> **Problem description**
Skip the images. Copy the records exactly as written.

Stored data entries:
○ ○ ○ ○ ○ ○ ○

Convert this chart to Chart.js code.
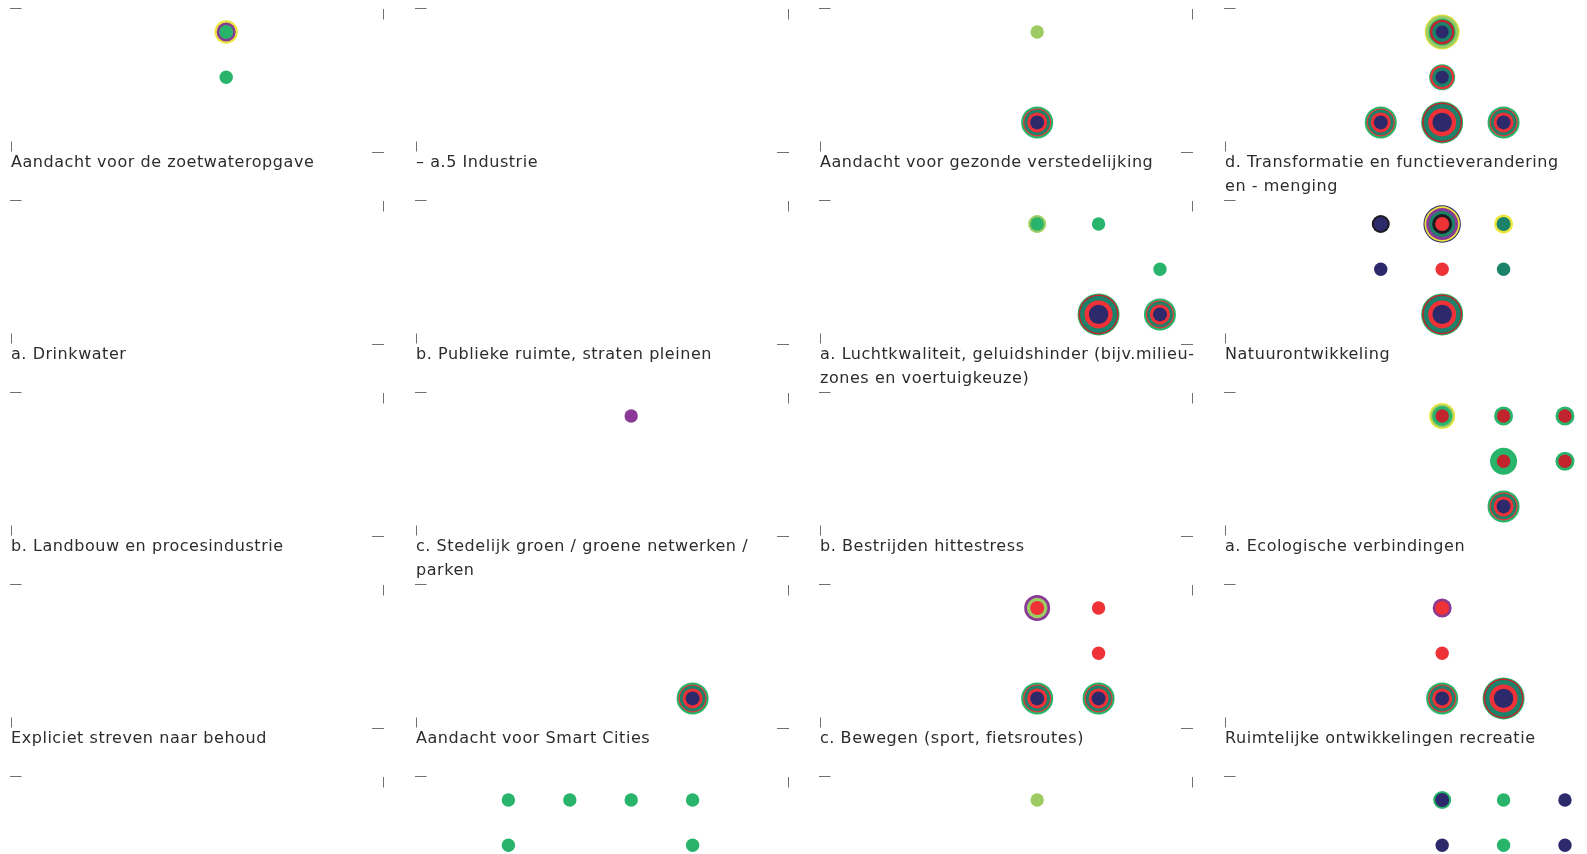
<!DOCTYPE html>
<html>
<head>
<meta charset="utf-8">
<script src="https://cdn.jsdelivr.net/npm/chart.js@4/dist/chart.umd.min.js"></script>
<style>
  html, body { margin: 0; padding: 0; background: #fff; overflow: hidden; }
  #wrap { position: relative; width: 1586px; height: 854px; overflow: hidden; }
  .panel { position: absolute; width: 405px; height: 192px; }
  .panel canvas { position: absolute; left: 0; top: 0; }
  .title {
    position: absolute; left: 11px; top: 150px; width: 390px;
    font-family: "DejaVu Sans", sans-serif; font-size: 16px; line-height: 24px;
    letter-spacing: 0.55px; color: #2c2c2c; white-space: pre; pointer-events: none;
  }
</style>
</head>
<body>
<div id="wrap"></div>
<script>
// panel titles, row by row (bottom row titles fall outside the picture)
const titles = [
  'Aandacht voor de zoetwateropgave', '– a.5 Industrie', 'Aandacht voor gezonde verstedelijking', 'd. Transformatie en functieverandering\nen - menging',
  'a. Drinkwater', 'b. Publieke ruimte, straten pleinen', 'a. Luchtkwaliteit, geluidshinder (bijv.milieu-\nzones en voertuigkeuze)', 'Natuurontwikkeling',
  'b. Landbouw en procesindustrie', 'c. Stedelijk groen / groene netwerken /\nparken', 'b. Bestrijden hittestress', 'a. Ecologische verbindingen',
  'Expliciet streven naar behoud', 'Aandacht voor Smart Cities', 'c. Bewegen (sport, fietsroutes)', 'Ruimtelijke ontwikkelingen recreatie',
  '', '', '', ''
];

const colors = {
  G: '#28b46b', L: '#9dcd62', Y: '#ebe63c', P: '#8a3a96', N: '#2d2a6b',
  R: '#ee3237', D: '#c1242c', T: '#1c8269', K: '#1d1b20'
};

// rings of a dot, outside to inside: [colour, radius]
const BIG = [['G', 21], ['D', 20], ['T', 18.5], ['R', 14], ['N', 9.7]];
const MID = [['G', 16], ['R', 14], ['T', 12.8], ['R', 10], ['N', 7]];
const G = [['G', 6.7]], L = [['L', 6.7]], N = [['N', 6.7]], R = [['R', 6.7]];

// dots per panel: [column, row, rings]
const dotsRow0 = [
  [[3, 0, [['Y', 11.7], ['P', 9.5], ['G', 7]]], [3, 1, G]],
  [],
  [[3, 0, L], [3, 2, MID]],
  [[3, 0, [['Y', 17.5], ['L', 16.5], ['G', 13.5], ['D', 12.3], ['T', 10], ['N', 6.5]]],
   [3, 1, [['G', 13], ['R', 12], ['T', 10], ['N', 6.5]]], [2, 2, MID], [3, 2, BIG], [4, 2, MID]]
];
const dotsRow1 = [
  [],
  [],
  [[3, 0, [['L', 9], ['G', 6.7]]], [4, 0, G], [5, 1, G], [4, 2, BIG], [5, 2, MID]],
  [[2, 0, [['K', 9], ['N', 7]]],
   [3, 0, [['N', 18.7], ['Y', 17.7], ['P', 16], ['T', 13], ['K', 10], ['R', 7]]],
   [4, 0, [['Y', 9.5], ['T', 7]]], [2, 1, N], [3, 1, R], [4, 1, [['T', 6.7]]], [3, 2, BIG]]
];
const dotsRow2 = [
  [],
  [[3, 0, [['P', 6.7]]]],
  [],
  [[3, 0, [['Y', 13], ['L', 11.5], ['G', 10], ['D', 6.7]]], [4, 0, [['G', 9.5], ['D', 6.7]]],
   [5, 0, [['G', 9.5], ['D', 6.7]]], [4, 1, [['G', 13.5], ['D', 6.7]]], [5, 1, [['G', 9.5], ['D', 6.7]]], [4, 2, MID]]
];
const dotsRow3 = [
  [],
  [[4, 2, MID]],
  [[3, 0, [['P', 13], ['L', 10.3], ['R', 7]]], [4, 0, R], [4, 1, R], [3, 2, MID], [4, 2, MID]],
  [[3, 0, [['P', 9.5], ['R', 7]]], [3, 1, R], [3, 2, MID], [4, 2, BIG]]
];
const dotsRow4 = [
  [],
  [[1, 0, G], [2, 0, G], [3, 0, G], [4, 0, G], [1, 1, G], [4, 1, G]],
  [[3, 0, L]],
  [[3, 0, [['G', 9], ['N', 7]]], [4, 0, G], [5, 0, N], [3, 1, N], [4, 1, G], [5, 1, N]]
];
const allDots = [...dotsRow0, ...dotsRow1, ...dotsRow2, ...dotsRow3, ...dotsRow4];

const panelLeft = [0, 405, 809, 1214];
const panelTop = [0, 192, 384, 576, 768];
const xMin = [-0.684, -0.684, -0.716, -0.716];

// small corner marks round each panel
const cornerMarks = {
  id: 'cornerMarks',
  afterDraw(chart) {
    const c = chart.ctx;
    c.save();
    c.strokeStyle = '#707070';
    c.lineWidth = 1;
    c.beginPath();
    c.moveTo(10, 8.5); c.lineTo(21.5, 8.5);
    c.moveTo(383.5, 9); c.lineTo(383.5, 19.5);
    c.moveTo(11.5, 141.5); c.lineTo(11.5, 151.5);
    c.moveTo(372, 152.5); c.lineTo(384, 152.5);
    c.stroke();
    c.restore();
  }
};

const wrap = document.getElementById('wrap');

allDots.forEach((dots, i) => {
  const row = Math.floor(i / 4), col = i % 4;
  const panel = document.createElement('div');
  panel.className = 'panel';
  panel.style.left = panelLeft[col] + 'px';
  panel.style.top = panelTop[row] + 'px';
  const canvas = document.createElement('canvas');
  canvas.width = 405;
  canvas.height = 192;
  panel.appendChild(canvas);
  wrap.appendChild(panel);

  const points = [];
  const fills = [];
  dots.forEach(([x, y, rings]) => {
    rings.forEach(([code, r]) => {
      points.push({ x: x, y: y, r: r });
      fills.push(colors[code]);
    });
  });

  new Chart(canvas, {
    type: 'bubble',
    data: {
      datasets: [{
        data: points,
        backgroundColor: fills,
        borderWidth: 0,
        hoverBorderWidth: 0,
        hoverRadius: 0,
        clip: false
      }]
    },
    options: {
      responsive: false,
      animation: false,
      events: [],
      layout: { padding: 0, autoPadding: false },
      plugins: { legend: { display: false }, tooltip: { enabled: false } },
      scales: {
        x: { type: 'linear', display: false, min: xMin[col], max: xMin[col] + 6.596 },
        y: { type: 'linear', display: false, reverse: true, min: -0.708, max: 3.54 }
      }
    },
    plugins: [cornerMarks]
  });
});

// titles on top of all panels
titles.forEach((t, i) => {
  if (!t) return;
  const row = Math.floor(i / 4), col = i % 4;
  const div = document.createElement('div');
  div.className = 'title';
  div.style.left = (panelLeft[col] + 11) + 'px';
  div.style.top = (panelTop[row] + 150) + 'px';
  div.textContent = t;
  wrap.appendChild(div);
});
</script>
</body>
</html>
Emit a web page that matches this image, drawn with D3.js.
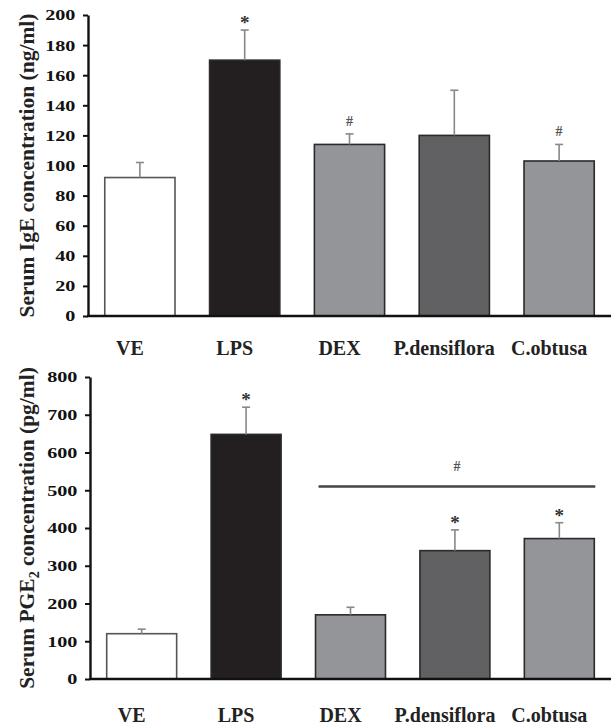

○ ○ ○ ○ ○ ○ ○

> **Output**
Convert this chart to Chart.js code.
<!DOCTYPE html>
<html>
<head>
<meta charset="utf-8">
<script src="https://cdn.jsdelivr.net/npm/chart.js@4/dist/chart.umd.min.js"></script>
<style>
  html, body { margin: 0; padding: 0; background: #fff; overflow: hidden; }
  #wrap { position: relative; width: 1586px; height: 854px; overflow: hidden; }
  .panel { position: absolute; width: 405px; height: 192px; }
  .panel canvas { position: absolute; left: 0; top: 0; }
  .title {
    position: absolute; left: 11px; top: 150px; width: 390px;
    font-family: "DejaVu Sans", sans-serif; font-size: 16px; line-height: 24px;
    letter-spacing: 0.55px; color: #2c2c2c; white-space: pre; pointer-events: none;
  }
</style>
</head>
<body>
<div id="wrap"></div>
<script>
// panel titles, row by row (bottom row titles fall outside the picture)
const titles = [
  'Aandacht voor de zoetwateropgave', '– a.5 Industrie', 'Aandacht voor gezonde verstedelijking', 'd. Transformatie en functieverandering\nen - menging',
  'a. Drinkwater', 'b. Publieke ruimte, straten pleinen', 'a. Luchtkwaliteit, geluidshinder (bijv.milieu-\nzones en voertuigkeuze)', 'Natuurontwikkeling',
  'b. Landbouw en procesindustrie', 'c. Stedelijk groen / groene netwerken /\nparken', 'b. Bestrijden hittestress', 'a. Ecologische verbindingen',
  'Expliciet streven naar behoud', 'Aandacht voor Smart Cities', 'c. Bewegen (sport, fietsroutes)', 'Ruimtelijke ontwikkelingen recreatie',
  '', '', '', ''
];

const colors = {
  G: '#28b46b', L: '#9dcd62', Y: '#ebe63c', P: '#8a3a96', N: '#2d2a6b',
  R: '#ee3237', D: '#c1242c', T: '#1c8269', K: '#1d1b20'
};

// rings of a dot, outside to inside: [colour, radius]
const BIG = [['G', 21], ['D', 20], ['T', 18.5], ['R', 14], ['N', 9.7]];
const MID = [['G', 16], ['R', 14], ['T', 12.8], ['R', 10], ['N', 7]];
const G = [['G', 6.7]], L = [['L', 6.7]], N = [['N', 6.7]], R = [['R', 6.7]];

// dots per panel: [column, row, rings]
const dotsRow0 = [
  [[3, 0, [['Y', 11.7], ['P', 9.5], ['G', 7]]], [3, 1, G]],
  [],
  [[3, 0, L], [3, 2, MID]],
  [[3, 0, [['Y', 17.5], ['L', 16.5], ['G', 13.5], ['D', 12.3], ['T', 10], ['N', 6.5]]],
   [3, 1, [['G', 13], ['R', 12], ['T', 10], ['N', 6.5]]], [2, 2, MID], [3, 2, BIG], [4, 2, MID]]
];
const dotsRow1 = [
  [],
  [],
  [[3, 0, [['L', 9], ['G', 6.7]]], [4, 0, G], [5, 1, G], [4, 2, BIG], [5, 2, MID]],
  [[2, 0, [['K', 9], ['N', 7]]],
   [3, 0, [['N', 18.7], ['Y', 17.7], ['P', 16], ['T', 13], ['K', 10], ['R', 7]]],
   [4, 0, [['Y', 9.5], ['T', 7]]], [2, 1, N], [3, 1, R], [4, 1, [['T', 6.7]]], [3, 2, BIG]]
];
const dotsRow2 = [
  [],
  [[3, 0, [['P', 6.7]]]],
  [],
  [[3, 0, [['Y', 13], ['L', 11.5], ['G', 10], ['D', 6.7]]], [4, 0, [['G', 9.5], ['D', 6.7]]],
   [5, 0, [['G', 9.5], ['D', 6.7]]], [4, 1, [['G', 13.5], ['D', 6.7]]], [5, 1, [['G', 9.5], ['D', 6.7]]], [4, 2, MID]]
];
const dotsRow3 = [
  [],
  [[4, 2, MID]],
  [[3, 0, [['P', 13], ['L', 10.3], ['R', 7]]], [4, 0, R], [4, 1, R], [3, 2, MID], [4, 2, MID]],
  [[3, 0, [['P', 9.5], ['R', 7]]], [3, 1, R], [3, 2, MID], [4, 2, BIG]]
];
const dotsRow4 = [
  [],
  [[1, 0, G], [2, 0, G], [3, 0, G], [4, 0, G], [1, 1, G], [4, 1, G]],
  [[3, 0, L]],
  [[3, 0, [['G', 9], ['N', 7]]], [4, 0, G], [5, 0, N], [3, 1, N], [4, 1, G], [5, 1, N]]
];
const allDots = [...dotsRow0, ...dotsRow1, ...dotsRow2, ...dotsRow3, ...dotsRow4];

const panelLeft = [0, 405, 809, 1214];
const panelTop = [0, 192, 384, 576, 768];
const xMin = [-0.684, -0.684, -0.716, -0.716];

// small corner marks round each panel
const cornerMarks = {
  id: 'cornerMarks',
  afterDraw(chart) {
    const c = chart.ctx;
    c.save();
    c.strokeStyle = '#707070';
    c.lineWidth = 1;
    c.beginPath();
    c.moveTo(10, 8.5); c.lineTo(21.5, 8.5);
    c.moveTo(383.5, 9); c.lineTo(383.5, 19.5);
    c.moveTo(11.5, 141.5); c.lineTo(11.5, 151.5);
    c.moveTo(372, 152.5); c.lineTo(384, 152.5);
    c.stroke();
    c.restore();
  }
};

const wrap = document.getElementById('wrap');

allDots.forEach((dots, i) => {
  const row = Math.floor(i / 4), col = i % 4;
  const panel = document.createElement('div');
  panel.className = 'panel';
  panel.style.left = panelLeft[col] + 'px';
  panel.style.top = panelTop[row] + 'px';
  const canvas = document.createElement('canvas');
  canvas.width = 405;
  canvas.height = 192;
  panel.appendChild(canvas);
  wrap.appendChild(panel);

  const points = [];
  const fills = [];
  dots.forEach(([x, y, rings]) => {
    rings.forEach(([code, r]) => {
      points.push({ x: x, y: y, r: r });
      fills.push(colors[code]);
    });
  });

  new Chart(canvas, {
    type: 'bubble',
    data: {
      datasets: [{
        data: points,
        backgroundColor: fills,
        borderWidth: 0,
        hoverBorderWidth: 0,
        hoverRadius: 0,
        clip: false
      }]
    },
    options: {
      responsive: false,
      animation: false,
      events: [],
      layout: { padding: 0, autoPadding: false },
      plugins: { legend: { display: false }, tooltip: { enabled: false } },
      scales: {
        x: { type: 'linear', display: false, min: xMin[col], max: xMin[col] + 6.596 },
        y: { type: 'linear', display: false, reverse: true, min: -0.708, max: 3.54 }
      }
    },
    plugins: [cornerMarks]
  });
});

// titles on top of all panels
titles.forEach((t, i) => {
  if (!t) return;
  const row = Math.floor(i / 4), col = i % 4;
  const div = document.createElement('div');
  div.className = 'title';
  div.style.left = (panelLeft[col] + 11) + 'px';
  div.style.top = (panelTop[row] + 150) + 'px';
  div.textContent = t;
  wrap.appendChild(div);
});
</script>
</body>
</html>
Emit a web page that matches this image, drawn with D3.js.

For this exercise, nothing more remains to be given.